* [Requirement]
Give the listing again in full, exactly as written.

* [Source material]
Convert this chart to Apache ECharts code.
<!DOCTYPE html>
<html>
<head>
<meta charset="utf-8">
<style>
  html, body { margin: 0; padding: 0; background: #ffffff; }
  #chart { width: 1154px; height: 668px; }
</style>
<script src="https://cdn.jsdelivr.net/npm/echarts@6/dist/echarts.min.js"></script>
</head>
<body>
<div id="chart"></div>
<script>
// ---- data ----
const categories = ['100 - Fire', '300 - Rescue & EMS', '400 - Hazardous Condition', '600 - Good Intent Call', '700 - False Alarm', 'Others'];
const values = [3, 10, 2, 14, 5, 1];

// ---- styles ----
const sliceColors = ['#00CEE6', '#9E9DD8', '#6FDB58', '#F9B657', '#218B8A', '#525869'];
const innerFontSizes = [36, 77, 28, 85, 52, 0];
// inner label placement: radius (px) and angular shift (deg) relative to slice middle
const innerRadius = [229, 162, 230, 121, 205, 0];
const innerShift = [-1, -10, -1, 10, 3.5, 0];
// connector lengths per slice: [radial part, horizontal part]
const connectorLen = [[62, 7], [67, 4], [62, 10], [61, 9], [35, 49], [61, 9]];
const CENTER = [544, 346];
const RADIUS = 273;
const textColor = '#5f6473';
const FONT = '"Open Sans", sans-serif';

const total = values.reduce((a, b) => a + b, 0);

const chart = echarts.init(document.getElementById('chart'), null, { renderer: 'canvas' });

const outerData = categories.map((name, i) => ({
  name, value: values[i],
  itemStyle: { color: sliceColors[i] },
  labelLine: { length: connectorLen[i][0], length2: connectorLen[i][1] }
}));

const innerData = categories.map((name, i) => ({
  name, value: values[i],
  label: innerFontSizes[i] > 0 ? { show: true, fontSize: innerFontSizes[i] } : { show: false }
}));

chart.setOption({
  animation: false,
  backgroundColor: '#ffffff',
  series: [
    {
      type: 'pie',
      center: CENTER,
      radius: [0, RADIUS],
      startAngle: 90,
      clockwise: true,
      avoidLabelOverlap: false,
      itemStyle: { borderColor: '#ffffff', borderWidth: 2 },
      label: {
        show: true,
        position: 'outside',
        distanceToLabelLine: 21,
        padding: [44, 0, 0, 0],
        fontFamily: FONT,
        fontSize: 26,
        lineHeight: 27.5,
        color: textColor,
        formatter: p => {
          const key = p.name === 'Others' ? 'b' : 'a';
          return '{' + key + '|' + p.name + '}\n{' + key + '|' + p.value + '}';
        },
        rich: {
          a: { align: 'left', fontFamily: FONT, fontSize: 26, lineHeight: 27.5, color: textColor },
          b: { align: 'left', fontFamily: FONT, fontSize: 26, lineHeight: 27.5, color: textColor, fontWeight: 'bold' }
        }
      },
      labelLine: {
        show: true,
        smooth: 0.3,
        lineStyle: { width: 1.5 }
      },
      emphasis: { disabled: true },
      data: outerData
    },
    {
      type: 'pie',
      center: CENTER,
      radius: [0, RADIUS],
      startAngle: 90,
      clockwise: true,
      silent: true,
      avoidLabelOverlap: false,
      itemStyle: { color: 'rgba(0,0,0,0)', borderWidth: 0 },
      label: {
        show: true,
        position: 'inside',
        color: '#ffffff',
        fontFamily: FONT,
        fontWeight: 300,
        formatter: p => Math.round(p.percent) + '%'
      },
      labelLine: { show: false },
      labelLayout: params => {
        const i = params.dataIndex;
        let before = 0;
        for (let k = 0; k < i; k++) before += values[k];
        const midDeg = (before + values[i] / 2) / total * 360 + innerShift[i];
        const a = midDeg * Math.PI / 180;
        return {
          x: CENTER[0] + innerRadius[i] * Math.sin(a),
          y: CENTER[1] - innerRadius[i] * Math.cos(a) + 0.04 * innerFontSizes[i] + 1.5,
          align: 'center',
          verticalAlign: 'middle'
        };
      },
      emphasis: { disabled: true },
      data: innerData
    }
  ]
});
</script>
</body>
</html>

* [Solution to this exercise]
Convert this chart to Apache ECharts code.
<!DOCTYPE html>
<html>
<head>
<meta charset="utf-8">
<style>
  html, body { margin: 0; padding: 0; background: #ffffff; }
  #chart { width: 1154px; height: 668px; }
</style>
<script src="https://cdn.jsdelivr.net/npm/echarts@6/dist/echarts.min.js"></script>
</head>
<body>
<div id="chart"></div>
<script>
// ---- data ----
const categories = ['100 - Fire', '300 - Rescue & EMS', '400 - Hazardous Condition', '600 - Good Intent Call', '700 - False Alarm', 'Others'];
const values = [3, 10, 2, 14, 5, 1];

// ---- styles ----
const sliceColors = ['#00CEE6', '#9E9DD8', '#6FDB58', '#F9B657', '#218B8A', '#525869'];
const innerFontSizes = [36, 77, 28, 85, 52, 0];
// inner label placement: radius (px) and angular shift (deg) relative to slice middle
const innerRadius = [229, 162, 230, 121, 205, 0];
const innerShift = [-1, -10, -1, 10, 3.5, 0];
// connector lengths per slice: [radial part, horizontal part]
const connectorLen = [[62, 7], [67, 4], [62, 10], [61, 9], [35, 49], [61, 9]];
const CENTER = [544, 346];
const RADIUS = 273;
const textColor = '#5f6473';
const FONT = '"Open Sans", sans-serif';

const total = values.reduce((a, b) => a + b, 0);

const chart = echarts.init(document.getElementById('chart'), null, { renderer: 'canvas' });

const outerData = categories.map((name, i) => ({
  name, value: values[i],
  itemStyle: { color: sliceColors[i] },
  labelLine: { length: connectorLen[i][0], length2: connectorLen[i][1] }
}));

const innerData = categories.map((name, i) => ({
  name, value: values[i],
  label: innerFontSizes[i] > 0 ? { show: true, fontSize: innerFontSizes[i] } : { show: false }
}));

chart.setOption({
  animation: false,
  backgroundColor: '#ffffff',
  series: [
    {
      type: 'pie',
      center: CENTER,
      radius: [0, RADIUS],
      startAngle: 90,
      clockwise: true,
      avoidLabelOverlap: false,
      itemStyle: { borderColor: '#ffffff', borderWidth: 2 },
      label: {
        show: true,
        position: 'outside',
        distanceToLabelLine: 21,
        padding: [44, 0, 0, 0],
        fontFamily: FONT,
        fontSize: 26,
        lineHeight: 27.5,
        color: textColor,
        formatter: p => {
          const key = p.name === 'Others' ? 'b' : 'a';
          return '{' + key + '|' + p.name + '}\n{' + key + '|' + p.value + '}';
        },
        rich: {
          a: { align: 'left', fontFamily: FONT, fontSize: 26, lineHeight: 27.5, color: textColor },
          b: { align: 'left', fontFamily: FONT, fontSize: 26, lineHeight: 27.5, color: textColor, fontWeight: 'bold' }
        }
      },
      labelLine: {
        show: true,
        smooth: 0.3,
        lineStyle: { width: 1.5 }
      },
      emphasis: { disabled: true },
      data: outerData
    },
    {
      type: 'pie',
      center: CENTER,
      radius: [0, RADIUS],
      startAngle: 90,
      clockwise: true,
      silent: true,
      avoidLabelOverlap: false,
      itemStyle: { color: 'rgba(0,0,0,0)', borderWidth: 0 },
      label: {
        show: true,
        position: 'inside',
        color: '#ffffff',
        fontFamily: FONT,
        fontWeight: 300,
        formatter: p => Math.round(p.percent) + '%'
      },
      labelLine: { show: false },
      labelLayout: params => {
        const i = params.dataIndex;
        let before = 0;
        for (let k = 0; k < i; k++) before += values[k];
        const midDeg = (before + values[i] / 2) / total * 360 + innerShift[i];
        const a = midDeg * Math.PI / 180;
        return {
          x: CENTER[0] + innerRadius[i] * Math.sin(a),
          y: CENTER[1] - innerRadius[i] * Math.cos(a) + 0.04 * innerFontSizes[i] + 1.5,
          align: 'center',
          verticalAlign: 'middle'
        };
      },
      emphasis: { disabled: true },
      data: innerData
    }
  ]
});
</script>
</body>
</html>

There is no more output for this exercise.